Investigating Geopolitical Impact on Prices | Cindicator Insight Challenge

In case you don't know me, I am a Hong Kong-based trader who trades upon the influence of geopolitical events on the financial market for a living. Not your typical technical analysis, nor your typical fundamental analysis. Normally I am quite successful in predicting the outcomes of events and thus the direction(s) of market movements, but I never bothered with estimating magnitude - until Cindicator (CND).

Cindicator is a fintech company that uses Hybrid Intelligence, that is combining human input and A.I., to predict market movements. As an analyst with Cindicator, which you can sign up for free, you get a share of a monthly reward when you make accurate forecasts. This month, the shared bonus is 1.25BTC for crypto forecast and US$7,500 for traditional market.

With Cindicator (and their incentives), now I got an excuse a reason to hone in on my magnitude-estimation skill whereas normally I'd hold an instrument for a certain period of time and then I'd liquidate it regardless of price. Questions on Cindicator combine both magnitude and duration. Furthermore, while I make plenty of forecasts each day, I do not act on most of them. And it is difficult to keep track of forecast accuracies when they don't show up on your P/L. Cindicator provides an easy way to keep track of your predictions, and you get paid, risk-free, doing so.

Looking at my Cindicator dashboard for my first week, I know my old methods have been working well (and my bank account agrees). But I know I can do better with Cindicator.


After all, Cindicator is about Hybrid Intelligence. It is only sensible that, besides improving the A.I. ensemble, the H.I. (Human Intelligence) component needs to be able to improve as well!

Currently the web U.I. is quite convoluted if you want to check the accuracy of forecasts made over time. 3 filters have to be selected and the configuration will be lost after refresh.

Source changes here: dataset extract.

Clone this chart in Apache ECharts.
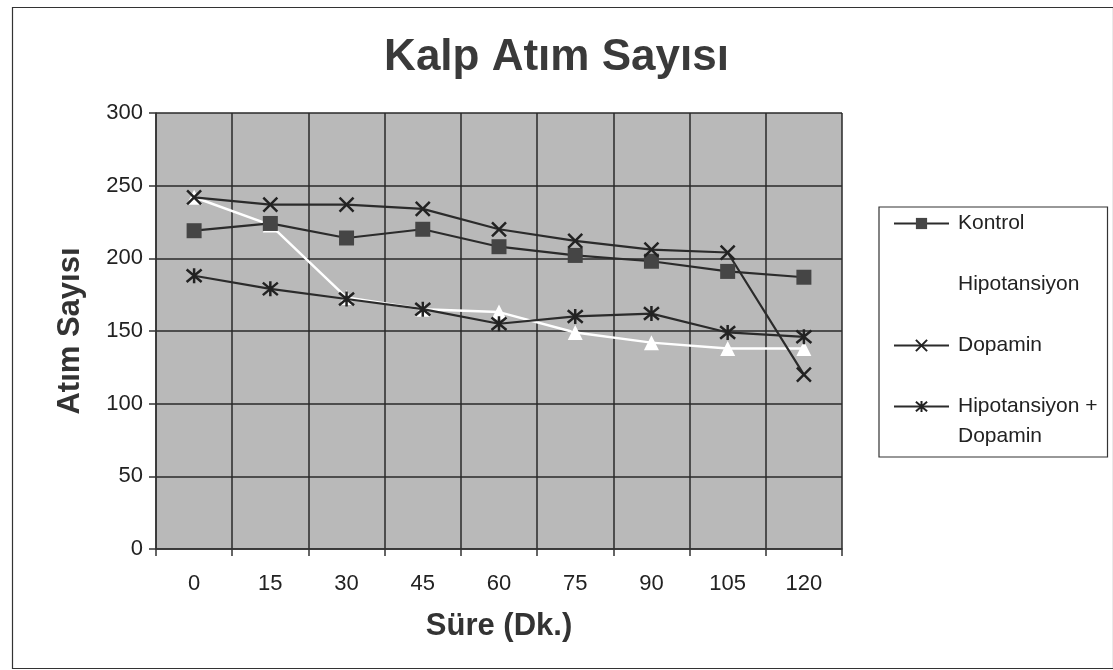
<!DOCTYPE html>
<html><head><meta charset="utf-8">
<script src="https://cdn.jsdelivr.net/npm/echarts@6/dist/echarts.min.js"></script>
<style>html,body{margin:0;padding:0;background:#fff}#c{width:1113px;height:670px}</style>
</head><body><div id="c"></div>
<script>
const categories = ['0','15','30','45','60','75','90','105','120'];
const kontrol = [219, 224, 214, 220, 208, 202, 198, 191, 187];
const hipotansiyon = [242, 223, 173, 165, 163, 149, 142, 138, 138];
const dopamin = [242, 237, 237, 234, 220, 212, 206, 204, 120];
const hipoDopamin = [188, 179, 172, 165, 155, 160, 162, 149, 146];
const yTicks = [0, 50, 100, 150, 200, 250, 300];
const seriesNames = ['Kontrol', 'Hipotansiyon', 'Dopamin', 'Hipotansiyon +\nDopamin'];

const X_PATH = 'path://M0 0L10 10M10 0L0 10';
const AST_PATH = 'path://M0 0L10 10M10 0L0 10M5 -1L5 11';
const font = 'Arial, "Liberation Sans", sans-serif';
const lastNameLines = seriesNames[3].split('\n');

const chart = echarts.init(document.getElementById('c'));
chart.setOption({
  animation: false,
  backgroundColor: '#fff',
  graphic: [{
    type: 'rect', left: 10, top: 5, shape: {width: 1101, height: 661},
    style: {fill: 'none', stroke: '#333', lineWidth: 1.2}, silent: true, z: -1
  }, {
    type: 'text', left: 958, top: 426, z: 10,
    style: {text: lastNameLines[1], fontFamily: font, fontSize: 21, fill: '#222'}
  }],
  title: {
    text: 'Kalp Atım Sayısı', left: 'center', top: 31,
    textStyle: {fontFamily: font, fontSize: 44, fontWeight: 'bold', color: '#3a3a3a'}
  },
  legend: {
    orient: 'vertical', left: 879, top: 207, itemGap: 32, itemWidth: 55, itemHeight: 14,
    backgroundColor: '#fff', borderColor: '#333', borderWidth: 1.2,
    padding: [2, 10, 36, 14],
    textStyle: {fontFamily: font, fontSize: 21, color: '#222', lineHeight: 29, padding: [0, 0, 0, 4]},
    formatter: name => name.split('\n')[0],
    data: seriesNames
  },
  grid: {left: 156, right: 271, top: 113, bottom: 121, show: true, backgroundColor: '#b9b9b9', borderWidth: 0},
  xAxis: {
    type: 'category', data: categories, boundaryGap: true,
    name: 'Süre (Dk.)', nameLocation: 'middle', nameGap: 62,
    nameTextStyle: {fontFamily: font, fontSize: 31, fontWeight: 'bold', color: '#333'},
    axisLine: {lineStyle: {color: '#333', width: 1.5}},
    axisTick: {show: true, length: 7, lineStyle: {color: '#333', width: 1.5}},
    axisLabel: {fontFamily: font, fontSize: 22, color: '#222', margin: 24},
    splitLine: {show: true, lineStyle: {color: '#2a2a2a', width: 1.5}}
  },
  yAxis: {
    type: 'value', min: 0, max: 300, interval: 50,
    name: 'Atım Sayısı', nameLocation: 'middle', nameGap: 70, nameRotate: 90,
    nameTextStyle: {fontFamily: font, fontSize: 31, fontWeight: 'bold', color: '#333'},
    axisLine: {show: true, lineStyle: {color: '#333', width: 1.5}},
    axisTick: {show: true, length: 7, lineStyle: {color: '#333', width: 1.5}},
    axisLabel: {fontFamily: font, fontSize: 22, color: '#222', margin: 13,
      formatter: v => yTicks.includes(v) ? String(v) : ''},
    splitLine: {show: true, lineStyle: {color: '#2a2a2a', width: 1.5}}
  },
  series: [
    {name: seriesNames[1], type: 'line', data: hipotansiyon, symbol: 'triangle', symbolSize: 15,
     lineStyle: {color: '#ffffff', width: 2.5}, itemStyle: {color: '#ffffff'}, z: 2},
    {name: seriesNames[0], type: 'line', data: kontrol, symbol: 'rect', symbolSize: 15,
     lineStyle: {color: '#2b2b2b', width: 2.2}, itemStyle: {color: '#454545'}, z: 3},
    {name: seriesNames[2], type: 'line', data: dopamin, symbol: X_PATH, symbolSize: 14,
     lineStyle: {color: '#2b2b2b', width: 2.2},
     itemStyle: {color: 'rgba(0,0,0,0)', borderColor: '#222', borderWidth: 2.5}, z: 3},
    {name: seriesNames[3], type: 'line', data: hipoDopamin, symbol: AST_PATH, symbolSize: 15,
     lineStyle: {color: '#2b2b2b', width: 2.2},
     itemStyle: {color: 'rgba(0,0,0,0)', borderColor: '#222', borderWidth: 2.5}, z: 3}
  ]
});
</script></body></html>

I hope this is where the "Statisticssoon" page will soon be able to deliver, to aggregate prediction results and compare with peers. In fact, a correlation of my input with the Cindicator bot would be lovely! (Unless it contradicts the goal of having a diverse manual forecast ensemble, then don't implement this metric.) Other features I'd love to see are, for example, to filter prediction types (binary, range, order), to filter particular instruments (BTC, ETH, SPX), and a plot of my accuracies over time. And of course, just like in the questions, attach a link to a news piece that explains the market movement on the sidebar of each forecast result. But it should not be a general news feed or else after a couple of days the information will be buried. Hopefully such improvements can benefit the community.

As my forte is in geopolitics, the last market I'd be involved in is cryptocurrencies. And yet with Cindicator, I learned a lot more about crypto than I could hope for. Including a Cold Fusion ICO scam. In fact, I created my first crypto wallet, all because of Cindicator!

However, there is a potential pitfall in the system due to the high correlation among crypto instruments. Because the underlying trend/drift of the crypto market is often stronger than the finer differences between various cryptocurrencies, analysts' answers towards binary yes/no type questions are more or less the same across the board. It would be difficult to distinguish an analyst's ability given the current market, not that it would stay this way forever. I suppose this is where the ranking/ordering question type comes in, but not sufficient in quantity to balance the other question types' award points. And when it comes to ranking, Arrow's impossibility theorem will always haunt you. Alternatively, "normalize" the cryptocurrency's quoted price somehow, such as dividing it by the market capitalization of all crypto assets.

Another potential downside to Cindicator is it being an open platform. I worry that one day Cindicator's indicators may gain influence enough to drive market movements, especially in the crypto market, like Palm Beach Confidential. By then, Cindicator's predictions will become self-fulfilling prophecies, and valuations may not make sense from a fundamental point of view (even though you'd still get profit, which is all that matters... or is it?). It will be difficult for analysts to distinguish what's "real" and what's "self-created" price movements. But then again, isn't the entire field of technical analysis sorta self-fulfilling to some extent?